» Problem description:
Retype the whole listing verbatim and keep the pictures out of it.

» Dataset excerpt:
::::::
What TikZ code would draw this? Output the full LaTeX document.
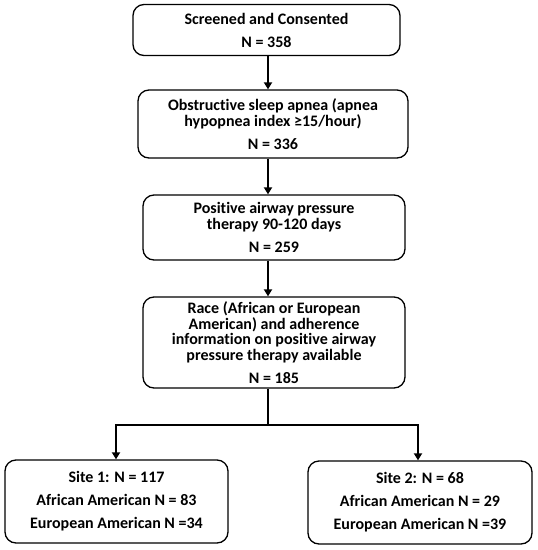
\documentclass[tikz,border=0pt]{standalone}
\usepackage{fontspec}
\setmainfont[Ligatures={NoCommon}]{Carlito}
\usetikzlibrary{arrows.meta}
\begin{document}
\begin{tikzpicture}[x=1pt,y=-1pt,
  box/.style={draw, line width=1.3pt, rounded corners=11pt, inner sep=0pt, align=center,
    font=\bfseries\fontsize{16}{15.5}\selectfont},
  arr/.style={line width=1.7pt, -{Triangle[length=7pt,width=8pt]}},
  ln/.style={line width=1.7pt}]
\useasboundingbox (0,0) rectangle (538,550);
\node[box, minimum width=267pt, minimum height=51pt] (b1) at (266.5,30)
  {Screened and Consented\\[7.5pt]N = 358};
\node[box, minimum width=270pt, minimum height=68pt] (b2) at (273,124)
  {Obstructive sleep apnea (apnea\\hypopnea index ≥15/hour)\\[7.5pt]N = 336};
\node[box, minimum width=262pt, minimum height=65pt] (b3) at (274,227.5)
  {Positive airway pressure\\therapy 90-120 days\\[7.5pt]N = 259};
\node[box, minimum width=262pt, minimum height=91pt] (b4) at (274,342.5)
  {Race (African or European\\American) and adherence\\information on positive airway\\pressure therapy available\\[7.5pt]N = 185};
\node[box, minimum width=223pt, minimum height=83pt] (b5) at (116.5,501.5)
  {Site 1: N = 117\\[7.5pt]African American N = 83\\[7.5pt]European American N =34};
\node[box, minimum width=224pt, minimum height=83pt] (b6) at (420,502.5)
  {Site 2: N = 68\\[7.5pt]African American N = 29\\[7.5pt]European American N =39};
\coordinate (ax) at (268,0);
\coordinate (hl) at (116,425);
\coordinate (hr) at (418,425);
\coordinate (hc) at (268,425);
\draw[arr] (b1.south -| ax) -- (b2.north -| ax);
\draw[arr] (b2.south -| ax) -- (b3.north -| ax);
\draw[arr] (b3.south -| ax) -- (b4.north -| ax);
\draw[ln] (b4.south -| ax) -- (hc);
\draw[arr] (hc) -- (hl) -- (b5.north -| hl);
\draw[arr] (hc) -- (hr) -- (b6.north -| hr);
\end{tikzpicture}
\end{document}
::::::
» Reply:
What TikZ code would draw this? Output the full LaTeX document.
\documentclass[tikz,border=0pt]{standalone}
\usepackage{fontspec}
\setmainfont[Ligatures={NoCommon}]{Carlito}
\usetikzlibrary{arrows.meta}
\begin{document}
\begin{tikzpicture}[x=1pt,y=-1pt,
  box/.style={draw, line width=1.3pt, rounded corners=11pt, inner sep=0pt, align=center,
    font=\bfseries\fontsize{16}{15.5}\selectfont},
  arr/.style={line width=1.7pt, -{Triangle[length=7pt,width=8pt]}},
  ln/.style={line width=1.7pt}]
\useasboundingbox (0,0) rectangle (538,550);
\node[box, minimum width=267pt, minimum height=51pt] (b1) at (266.5,30)
  {Screened and Consented\\[7.5pt]N = 358};
\node[box, minimum width=270pt, minimum height=68pt] (b2) at (273,124)
  {Obstructive sleep apnea (apnea\\hypopnea index ≥15/hour)\\[7.5pt]N = 336};
\node[box, minimum width=262pt, minimum height=65pt] (b3) at (274,227.5)
  {Positive airway pressure\\therapy 90-120 days\\[7.5pt]N = 259};
\node[box, minimum width=262pt, minimum height=91pt] (b4) at (274,342.5)
  {Race (African or European\\American) and adherence\\information on positive airway\\pressure therapy available\\[7.5pt]N = 185};
\node[box, minimum width=223pt, minimum height=83pt] (b5) at (116.5,501.5)
  {Site 1: N = 117\\[7.5pt]African American N = 83\\[7.5pt]European American N =34};
\node[box, minimum width=224pt, minimum height=83pt] (b6) at (420,502.5)
  {Site 2: N = 68\\[7.5pt]African American N = 29\\[7.5pt]European American N =39};
\coordinate (ax) at (268,0);
\coordinate (hl) at (116,425);
\coordinate (hr) at (418,425);
\coordinate (hc) at (268,425);
\draw[arr] (b1.south -| ax) -- (b2.north -| ax);
\draw[arr] (b2.south -| ax) -- (b3.north -| ax);
\draw[arr] (b3.south -| ax) -- (b4.north -| ax);
\draw[ln] (b4.south -| ax) -- (hc);
\draw[arr] (hc) -- (hl) -- (b5.north -| hl);
\draw[arr] (hc) -- (hr) -- (b6.north -| hr);
\end{tikzpicture}
\end{document}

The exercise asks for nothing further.